1) 对三个噪声污染波的叠加执行 FFT。
分析并绘制输出。
2) 用高斯函数过滤信号,绘制“干净”的波形,并分析
结果。产生的波浪是否 100% 干净?解释一下。
#1(b)
tmin = -2*pi
tmax - 2*pi
delta = 0.01
t = arange(tmin, tmax, delta)
y = sin(2.5*t*t)
plot(t, y, '-')
title('Figure 2: Plotting a wave whose frequency depends on time ')
xlabel('Time (s)')
ylabel('Y(t)')
show()
#b.2
Fs = 150.0; # sampling rate
Ts = 1.0/Fs; # sampling interval
t = np.arange(0,1,Ts) # time vector
ff = 5; # frequency of the signal
y = np.sin(2*np.pi*ff*t)
n = len(y) # length of the signal
k = np.arange(n)
T = n/Fs
frq = k/T # two sides frequency range
frq = frq[range(n/2)] # one side frequency range
Y = np.fft.fft(y)/n # fft computing and normalization
Y = Y[range(n/2)]
#Time vs. Amplitude
plot(t,y)
title('Figure 2: Time vs. Amplitude')
xlabel('Time')
ylabel('Amplitude')
plt.show()
#Amplitude Spectrum
plot(frq,abs(Y),'r')
title('Figure 2a: Amplitude Spectrum')
xlabel('Freq (Hz)')
ylabel('amplitude spectrum')
plt.show()
#Power Spectrum
plot(frq,abs(Y)**2,'r')
title('Figure 2b: Power Spectrum')
xlabel('Freq (Hz)')
ylabel('power spectrum')
plt.show()
#Exercise 3:
#part 1
t = np.linspace(-0.5*pi,0.5*pi,1000)
#contaminating our waves with successively increasing white noise
y_1 = sin(15*t) + np.random.normal(0,0.2*pi,1000)

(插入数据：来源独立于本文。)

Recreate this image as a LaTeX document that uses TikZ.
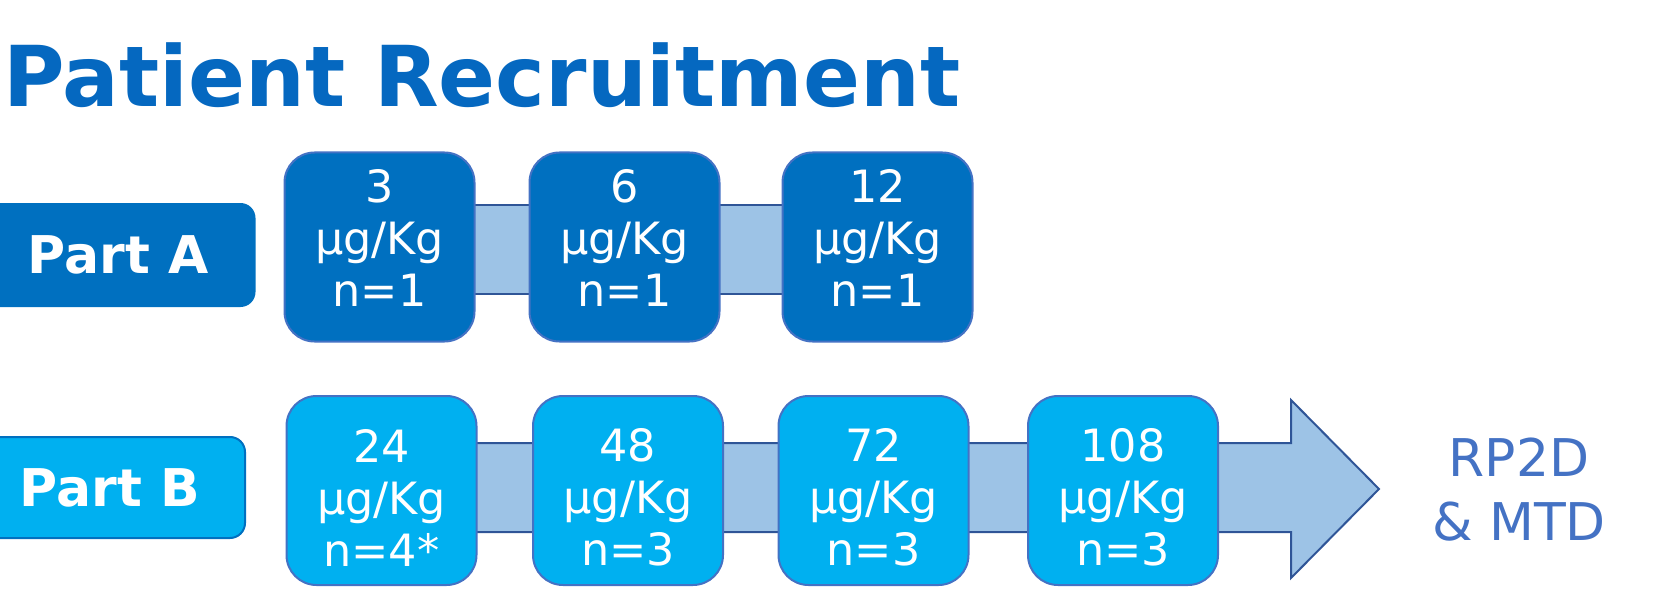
\documentclass[tikz,border=0pt]{standalone}
\usepackage{fontspec}
\setmainfont{DejaVu Sans}
\usetikzlibrary{backgrounds}
\definecolor{titleblue}{HTML}{0568C0}
\definecolor{darkfill}{HTML}{0070C0}
\definecolor{lightfill}{HTML}{00B0F0}
\definecolor{boxedge}{HTML}{4472C4}
\definecolor{bandfill}{HTML}{9DC3E6}
\definecolor{bandedge}{HTML}{2F5597}
\definecolor{rptext}{HTML}{4472C4}
\begin{document}
\begin{tikzpicture}[x=1pt,y=-1pt,
  dosebox/.style={rectangle,rounded corners=30pt,minimum width=190pt,minimum height=189pt,line width=2pt,draw=boxedge,inner sep=0pt},
  doseA/.style={dosebox,fill=darkfill},
  doseB/.style={dosebox,fill=lightfill},
  dosetext/.style={text=white,align=center,font=\fontsize{44.5}{52}\selectfont,inner sep=0pt},
  partbox/.style={rectangle,rounded corners=15pt,inner sep=0pt,text=white,font=\fontsize{52}{60}\selectfont\bfseries},
  band/.style={fill=bandfill,draw=bandedge,line width=2pt,line join=miter}
]
\useasboundingbox (0,0) rectangle (1666,607);

\node[anchor=base west,inner sep=0pt,text=titleblue,font=\fontsize{84}{90}\selectfont\bfseries] (title) at (3,107) {Patient Recruitment};

\node[partbox,fill=darkfill,minimum width=275pt,minimum height=104pt] (partA) at (118,255) {Part A};
\node[partbox,fill=lightfill,draw=darkfill,line width=2pt,minimum width=270pt,minimum height=101pt] (partB) at (110,487.5) {Part B};

% Row A
\node[doseA] (a1) at (379.5,247) {};
\node[doseA] (a2) at (624.5,247) {};
\node[doseA] (a3) at (877.5,247) {};
\begin{scope}[on background layer]
\filldraw[band] ([yshift=42pt]a1.center) rectangle ([yshift=-47pt]a3.center);
\end{scope}
\node[dosetext] (ta1) at ([yshift=9pt]a1.center) {3\\µg/Kg\\n=1};
\node[dosetext] (ta2) at ([yshift=9pt]a2.center) {6\\µg/Kg\\n=1};
\node[dosetext] (ta3) at ([yshift=9pt]a3.center) {12\\µg/Kg\\n=1};

% Row B
\node[doseB] (b1) at (381.5,490.5) {};
\node[doseB] (b2) at (628,490.5) {};
\node[doseB] (b3) at (873.5,490.5) {};
\node[doseB] (b4) at (1123,490.5) {};
\coordinate (tip) at (1379,489);
\begin{scope}[on background layer]
\filldraw[band] ([yshift=47.5pt]b1.center) -- (1291,443) -- (1291,400) -- (tip) -- (1291,578) -- (1291,532) -- ([yshift=-41.5pt]b1.center) -- cycle;
\end{scope}
\node[dosetext] (tb1) at ([yshift=-7pt]b1.center) {24\\µg/Kg\\n=4*};
\node[dosetext] (tb2) at ([yshift=-7pt]b2.center) {48\\µg/Kg\\n=3};
\node[dosetext] (tb3) at ([yshift=-7pt]b3.center) {72\\µg/Kg\\n=3};
\node[dosetext] (tb4) at ([yshift=-7pt]b4.center) {108\\µg/Kg\\n=3};

\node[text=rptext,align=center,inner sep=0pt,font=\fontsize{52}{64}\selectfont] (rp) at (1519,490) {RP2D\\\& MTD};
\end{tikzpicture}
\end{document}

y_2 = sin(15*t) + np.random.normal(0,0.3*pi,1000)
y_3 = sin(15*t) + np.random.normal(0,0.4*pi,1000)
y = y_1 + y_2 + y_3 # superposition of three contaminated waves
#Plotting the figure
plot(t,y,'-')
title('A superposition of three waves contaminated with Gaussian Noise')
xlabel('Time (s)')
ylabel('Y(t)')
show()
delta = pi/1000.0
n = len(y) ## calculate frequency in Hz
freq = fftfreq(n, delta) # Computing the FFT
Freq = fftfreq(len(y), delta) #Using Fast Fourier Transformation to #calculate frequencies
N = len(Freq)
fr = Freq[1:len(Freq)/2.0]
A = fft(y)
XF = A[1:len(A)/2.0]/float(len(A[1:len(A)/2.0]))
# Amplitude spectrum for contaminated waves
plt.plot(fr, abs(XF))
title('Figure 3a : Amplitude spectrum with Gaussian Noise')
xlabel('frequency')
ylabel('Amplitude')
show()
# Power spectrum for contaminated waves
plt.plot(fr,abs(XF)**2)
title('Figure 3b: Power spectrum with Gaussian Noise')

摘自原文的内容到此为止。